Training five days per week in a deficit is demanding. If you are consistently exhausted by Thursday, your body is telling you something. Read our guide on the power of rest for a practical framework on when to push through and when to back off.

Program FAQ

Is five days per week too much for a cut?
Not if the program is structured well and your deficit is moderate. The key is that not every session should be maximal effort. Monday and Tuesday are your heavy days. Thursday and Friday are moderate volume. Saturday is light. That wave of intensity is what makes five days sustainable in a deficit.
Can I skip Saturday if I need to?
Yes. Saturday is designed as an optional extra. If you miss it, you still have a solid 4-day upper/lower split. If you consistently skip it, that is fine. If you consistently skip other days, the program stops working.
Why are there different exercises on the A and B days?
Training the same muscles from different angles and rep ranges across the week produces better results than repeating the same session. The A sessions use heavier compound movements at lower reps. The B sessions use different exercises at higher reps. Together they provide more complete muscle stimulation than either could alone.
Should I add cardio on top of five sessions?
Walking on rest days is enough for most people. Adding structured cardio on top of five lifting sessions and a calorie deficit creates a recovery debt that is very difficult to repay. If you feel you need more activity, add 10 minutes of walking after your training sessions rather than separate cardio days.
What if I stall on the A sessions but the B sessions feel fine?
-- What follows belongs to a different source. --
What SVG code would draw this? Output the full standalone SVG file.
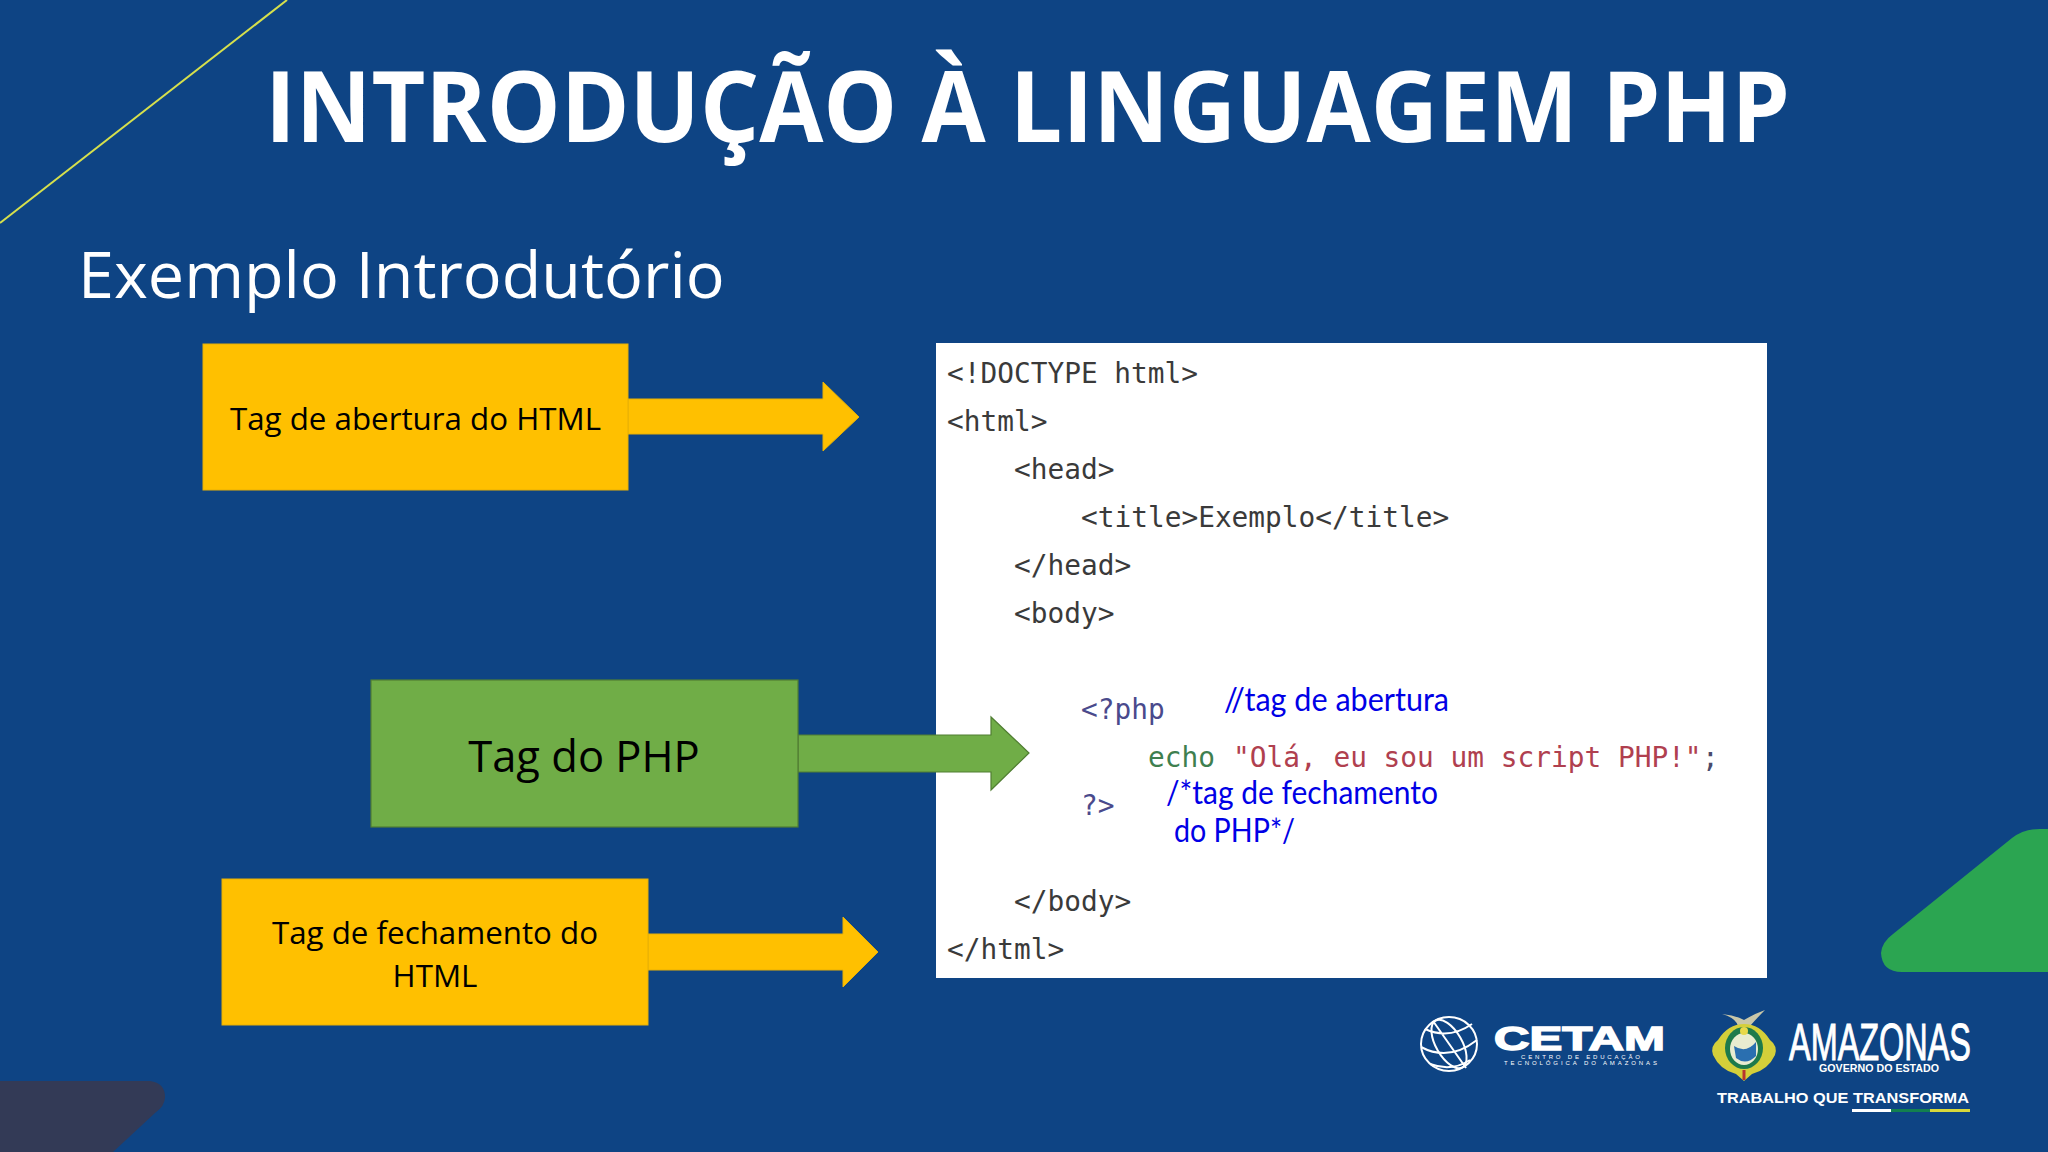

That is common. The A sessions use heavier loads where progress is more visible and stalls are more noticeable. Check your sleep, your calorie intake, and your Wednesday rest quality. If all of those are solid, try adding 5 to 10 minutes to your warm-up on A days. Our guide on deloading is also worth reading if fatigue has been building across several weeks.
Can I rearrange the days?
The Upper A and Lower A should stay on consecutive days, and the rest day between A and B sessions should stay. Beyond that, you can shift things around. The most important rule is to avoid stacking three or more sessions without a rest day.